Dear Editor
JULIANNE Gaul on November 21, 2022, challenged few of my ideas on the voters’ list, but failed to produce any evidence to show how voting at home by registered overseas-based Guyanese would be detrimental to the country and the integrity of the electoral process.
Instead of evidence, Gaul revelled in rhetorical flourishes, implying that House-to-House (H-to-H) registration is the panacea for credible elections. This is a myth.
It is also noted that the legality (and constitutionality) of the presence of overseas-based Guyanese on the voters’ list has been competently addressed. There is no need to revisit this issue.
I was asked whether I agreed that the 1992 elections were free and fair and whether I supported the preceding House-to-House registration. A claim was also made that thousands of Guyanese living and working abroad were removed from the Register of Registrants then. But where is the evidence for this claim?
Interesting to this discussion is that the voters’ list compiled from the 1991 H-to-H registration followed widespread electoral fraud by the PNC in national elections from 1968 to 1985.
Here are some startling data on the scope of electoral fraud. In 1980, the People’s Progressive Party (PPP) was allocated 14 parliamentary seats compared to 37 seats for the PNC. In 1980, 10 seats went to the PPP while 41 went to the PNC.
In 1985, the parliamentary seats allocation following the election was eight for the PPP while the PNC grabbed 42.
This pattern of electoral abuse led to widespread political agitation and persistent calls for reform of the electoral process by opposition forces, including the PPP which, along with other political forces and civil society, formed the Patriotic Coalition for Democracy.
The rapid downturn of the economy in the 1980s saw the international community supporting Guyana by bringing the political parties to the negotiating table.
The PNC agreed, among other things, to count votes at polling stations and not at army headquarters or other locations; to facilitate H-to-H registration because the entire electoral system was compromised; and to expand the Elections Commission for better representation of the political parties.
Despite these and other measures at electoral reform, the International Foundation for Electoral Systems (IFES) observed in 1995 that the “the Guyana electoral system requires extensive rehabilitation to achieve adequate standards of fairness, efficiency and sustainability.”

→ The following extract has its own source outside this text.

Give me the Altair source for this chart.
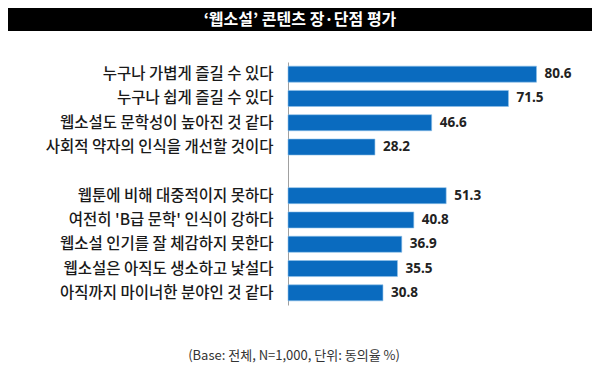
import altair as alt
import pandas as pd

title_text = "‘웹소설’ 콘텐츠 장·단점 평가"
footnote = "(Base: 전체, N=1,000, 단위: 동의율 %)"

categories = [
    "누구나 가볍게 즐길 수 있다",
    "누구나 쉽게 즐길 수 있다",
    "웹소설도 문학성이 높아진 것 같다",
    "사회적 약자의 인식을 개선할 것이다",
    "웹툰에 비해 대중적이지 못하다",
    "여전히 'B급 문학' 인식이 강하다",
    "웹소설 인기를 잘 체감하지 못한다",
    "웹소설은 아직도 생소하고 낯설다",
    "아직까지 마이너한 분야인 것 같다",
]
values = [80.6, 71.5, 46.6, 28.2, 51.3, 40.8, 36.9, 35.5, 30.8]

gap_label = " "
y_domain = categories[:4] + [gap_label] + categories[4:]

df = pd.DataFrame({"item": categories, "value": values})
df["label"] = df["value"].map(lambda v: f"{v:.1f}")
one = pd.DataFrame({"t": [title_text], "f": [footnote]})

KR = "Noto Sans CJK KR"

y_enc = alt.Y(
    "item:N",
    sort=y_domain,
    scale=alt.Scale(domain=y_domain, paddingInner=0.34, paddingOuter=0.17),
    axis=alt.Axis(
        title=None, ticks=False, labelFont=KR, labelFontSize=15.5,
        labelFontWeight=500,
        labelColor="#1a1a1a", labelPadding=15, labelLimit=320,
        domainColor="#a0a0a0", domainWidth=1, grid=False,
    ),
)
x_enc = alt.X("value:Q", scale=alt.Scale(domain=[0, 96]), axis=None)

bars = alt.Chart(df).mark_bar(color="#0a6bbf", stroke="#8ec1ea", strokeWidth=0.6).encode(
    y=y_enc, x=x_enc
)
labels = alt.Chart(df).mark_text(
    align="left", baseline="middle", dx=8, font="Noto Sans", fontWeight="bold",
    fontSize=13.5, color="#222222",
).encode(y=y_enc, x=x_enc, text="label:N")

title_bg = alt.Chart(one).mark_rect(color="#000000").encode(
    x=alt.value(-280), x2=alt.value(304), y=alt.value(-54), y2=alt.value(-31)
)
title = alt.Chart(one).mark_text(
    font=KR, fontSize=16, fontWeight="bold", color="#ffffff",
    align="center", baseline="middle",
).encode(x=alt.value(12), y=alt.value(-42.5), text="t:N")
foot = alt.Chart(one).mark_text(
    font=KR, fontSize=13, color="#333333", align="center", baseline="middle",
).encode(x=alt.value(6), y=alt.value(294), text="f:N")

chart = alt.layer(title_bg, title, bars, labels, foot).properties(
    width=296, height=243,
    autosize="none",
    padding={"left": 280, "top": 54, "right": 8, "bottom": 60},
    background="#ffffff",
).configure_view(stroke=None)

chart.save("out.html", embed_options={"renderer": "svg", "actions": False})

This statement aligns to my position that the voters’ list is just one aspect of the electoral system, and that other components such as professionalization of GECOM staff, are equally important.

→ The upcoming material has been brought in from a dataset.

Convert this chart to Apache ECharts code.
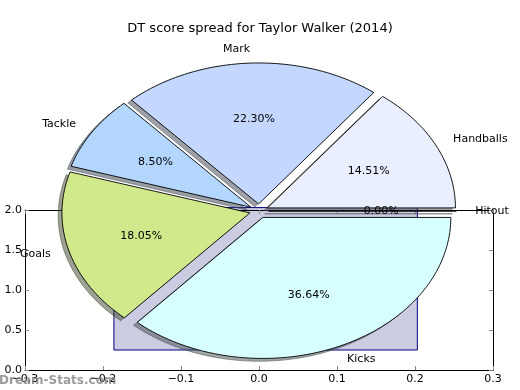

Notwithstanding the struggle to make changes and correct errors in the electoral system which had been skewed in favour of the PNC, it was evident that a voters’ list compiled from H-to-H registration is not without serious flaws.
To suggest that H-to-H registration is a better method than “continuous cycles of registration” to achieve clean and credible elections is not borne out by historical or empirical evidence.
While a clean voters’ list is a vital component of a credible election process, the lessons from the fraudulent elections of the PNC’s reign, and the events of the 2020 general elections demonstrate that a GECOM staff member following political operatives poses a graver threat to democracy and electoral integrity than taking away the right of registered overseas-based Guyanese to exercise their franchise.